(Items from a data source)
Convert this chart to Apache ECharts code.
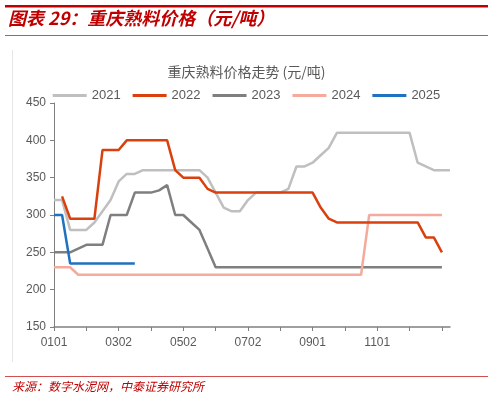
<!DOCTYPE html><html><head><meta charset="utf-8"><script src="https://cdn.jsdelivr.net/npm/echarts@6/dist/echarts.min.js"></script>
<style>body{margin:0;background:#fff}#c{width:493px;height:400px}</style></head><body><div id="c"></div><script>
const months=['01','02','03','04','05','06','07','08','09','10','11','12'];
const dayLabels=['01','08','16','24'];
const categories=[];
for(const m of months){for(const d of dayLabels){categories.push(m+d);}}
categories[4]='0201';categories[8]='0302';categories[16]='0502';categories[24]='0702';categories[32]='0901';categories[40]='1101';
categories.push('1224','1231');
const labelIdx=[0,8,16,24,32,40];
const yTicks={min:150,max:450,interval:50};
const legendNames=['2021','2022','2023','2024','2025'];
const s2021=[320,320,280,280,280,290,305,320,345,355,355,360,360,360,360,360,360,360,360,350,330,310,305,305,320,330,330,330,330,335,365,365,370,380,390,410,410,410,410,410,410,410,410,410,410,370,365,360,360,360];
const s2022=[null,325,295,295,295,295,387,387,387,400,400,400,400,400,400,360,350,350,350,335,330,330,330,330,330,330,330,330,330,330,330,330,330,310,295,290,290,290,290,290,290,290,290,290,290,290,270,270,250,null];
const s2023=[250,250,250,255,260,260,260,300,300,300,330,330,330,333,340,300,300,290,280,255,230,230,230,230,230,230,230,230,230,230,230,230,230,230,230,230,230,230,230,230,230,230,230,230,230,230,230,230,230,null];
const s2024=[230,230,230,220,220,220,220,220,220,220,220,220,220,220,220,220,220,220,220,220,220,220,220,220,220,220,220,220,220,220,220,220,220,220,220,220,220,220,220,300,300,300,300,300,300,300,300,300,300,null];
const s2025=[300,300,235,235,235,235,235,235,235,235,235];
const colors=['#bfbfbf','#d9400e','#7f7f7f','#f4aa9c','#1f72c0'];
const data=[s2021,s2022,s2023,s2024,s2025];
const chart=echarts.init(document.getElementById('c'));
chart.setOption({
animation:false,
graphic:[
{type:'rect',shape:{x:5,y:5,width:483,height:2.5},style:{fill:'#c00000'}},
{type:'text',left:8,top:9,style:{text:'图表 29：重庆熟料价格（元/吨）',font:'italic bold 18px "Noto Sans CJK SC"',fill:'#c00000'}},
{type:'rect',shape:{x:5,y:35,width:483,height:1},style:{fill:'#d05050'}},
{type:'rect',shape:{x:12,y:50,width:0.8,height:312},style:{fill:'#e0e0e0'}},
{type:'rect',shape:{x:5,y:376,width:483,height:1},style:{fill:'#d05050'}},
{type:'text',left:12,top:380,style:{text:'来源：数字水泥网，中泰证券研究所',font:'italic 12px "Noto Sans CJK SC"',fill:'#c00000'}}
],
title:{text:'重庆熟料价格走势 (元/吨)',left:'center',top:60,textStyle:{fontSize:14,fontWeight:'normal',color:'#595959',fontFamily:'Noto Sans CJK SC'}},
legend:{top:84,left:'center',itemWidth:34,itemHeight:3,itemGap:12,icon:'rect',data:legendNames,textStyle:{color:'#595959',fontSize:13,fontFamily:'Liberation Sans'}},
grid:{left:54,right:43,top:103,bottom:73},
xAxis:{type:'category',data:categories,boundaryGap:false,
axisLine:{lineStyle:{color:'#808080',width:1.5}},
axisTick:{interval:(i)=>i%4===0,length:4,lineStyle:{color:'#808080'}},
axisLabel:{interval:(i)=>labelIdx.includes(i),color:'#595959',fontSize:12,fontFamily:'Liberation Sans',margin:10}},
yAxis:{type:'value',min:yTicks.min,max:yTicks.max,interval:yTicks.interval,
axisLine:{show:true,lineStyle:{color:'#808080'}},axisTick:{show:true,length:4,lineStyle:{color:'#808080'}},
splitLine:{show:false},axisLabel:{color:'#595959',fontSize:12,fontFamily:'Liberation Sans',margin:8}},
series:legendNames.map((n,k)=>({name:n,type:'line',data:data[k],symbol:'none',connectNulls:false,
lineStyle:{color:colors[k],width:2.5},itemStyle:{color:colors[k]},z:[1,5,2,3,4][k]}))
});
</script></body></html>
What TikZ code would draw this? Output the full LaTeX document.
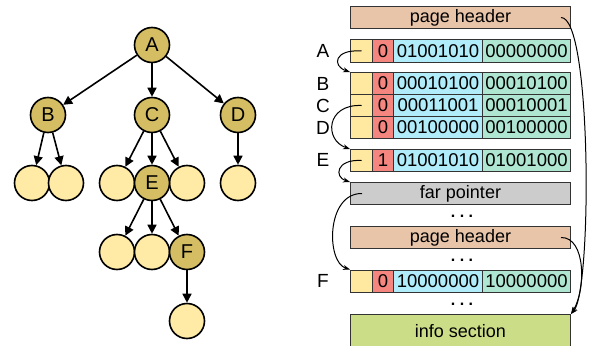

What is needed: Without including the pictures, return each record above exactly as it stands.

Response to the task:
Convert this chart to Apache ECharts code.
<!DOCTYPE html><html><head><meta charset="utf-8"><script src="https://cdn.jsdelivr.net/npm/echarts@6/dist/echarts.min.js"></script>
<style>body{margin:0;background:#fff}#c{width:493px;height:400px}</style></head><body><div id="c"></div><script>
const months=['01','02','03','04','05','06','07','08','09','10','11','12'];
const dayLabels=['01','08','16','24'];
const categories=[];
for(const m of months){for(const d of dayLabels){categories.push(m+d);}}
categories[4]='0201';categories[8]='0302';categories[16]='0502';categories[24]='0702';categories[32]='0901';categories[40]='1101';
categories.push('1224','1231');
const labelIdx=[0,8,16,24,32,40];
const yTicks={min:150,max:450,interval:50};
const legendNames=['2021','2022','2023','2024','2025'];
const s2021=[320,320,280,280,280,290,305,320,345,355,355,360,360,360,360,360,360,360,360,350,330,310,305,305,320,330,330,330,330,335,365,365,370,380,390,410,410,410,410,410,410,410,410,410,410,370,365,360,360,360];
const s2022=[null,325,295,295,295,295,387,387,387,400,400,400,400,400,400,360,350,350,350,335,330,330,330,330,330,330,330,330,330,330,330,330,330,310,295,290,290,290,290,290,290,290,290,290,290,290,270,270,250,null];
const s2023=[250,250,250,255,260,260,260,300,300,300,330,330,330,333,340,300,300,290,280,255,230,230,230,230,230,230,230,230,230,230,230,230,230,230,230,230,230,230,230,230,230,230,230,230,230,230,230,230,230,null];
const s2024=[230,230,230,220,220,220,220,220,220,220,220,220,220,220,220,220,220,220,220,220,220,220,220,220,220,220,220,220,220,220,220,220,220,220,220,220,220,220,220,300,300,300,300,300,300,300,300,300,300,null];
const s2025=[300,300,235,235,235,235,235,235,235,235,235];
const colors=['#bfbfbf','#d9400e','#7f7f7f','#f4aa9c','#1f72c0'];
const data=[s2021,s2022,s2023,s2024,s2025];
const chart=echarts.init(document.getElementById('c'));
chart.setOption({
animation:false,
graphic:[
{type:'rect',shape:{x:5,y:5,width:483,height:2.5},style:{fill:'#c00000'}},
{type:'text',left:8,top:9,style:{text:'图表 29：重庆熟料价格（元/吨）',font:'italic bold 18px "Noto Sans CJK SC"',fill:'#c00000'}},
{type:'rect',shape:{x:5,y:35,width:483,height:1},style:{fill:'#d05050'}},
{type:'rect',shape:{x:12,y:50,width:0.8,height:312},style:{fill:'#e0e0e0'}},
{type:'rect',shape:{x:5,y:376,width:483,height:1},style:{fill:'#d05050'}},
{type:'text',left:12,top:380,style:{text:'来源：数字水泥网，中泰证券研究所',font:'italic 12px "Noto Sans CJK SC"',fill:'#c00000'}}
],
title:{text:'重庆熟料价格走势 (元/吨)',left:'center',top:60,textStyle:{fontSize:14,fontWeight:'normal',color:'#595959',fontFamily:'Noto Sans CJK SC'}},
legend:{top:84,left:'center',itemWidth:34,itemHeight:3,itemGap:12,icon:'rect',data:legendNames,textStyle:{color:'#595959',fontSize:13,fontFamily:'Liberation Sans'}},
grid:{left:54,right:43,top:103,bottom:73},
xAxis:{type:'category',data:categories,boundaryGap:false,
axisLine:{lineStyle:{color:'#808080',width:1.5}},
axisTick:{interval:(i)=>i%4===0,length:4,lineStyle:{color:'#808080'}},
axisLabel:{interval:(i)=>labelIdx.includes(i),color:'#595959',fontSize:12,fontFamily:'Liberation Sans',margin:10}},
yAxis:{type:'value',min:yTicks.min,max:yTicks.max,interval:yTicks.interval,
axisLine:{show:true,lineStyle:{color:'#808080'}},axisTick:{show:true,length:4,lineStyle:{color:'#808080'}},
splitLine:{show:false},axisLabel:{color:'#595959',fontSize:12,fontFamily:'Liberation Sans',margin:8}},
series:legendNames.map((n,k)=>({name:n,type:'line',data:data[k],symbol:'none',connectNulls:false,
lineStyle:{color:colors[k],width:2.5},itemStyle:{color:colors[k]},z:[1,5,2,3,4][k]}))
});
</script></body></html>
What TikZ code would draw this? Output the full LaTeX document.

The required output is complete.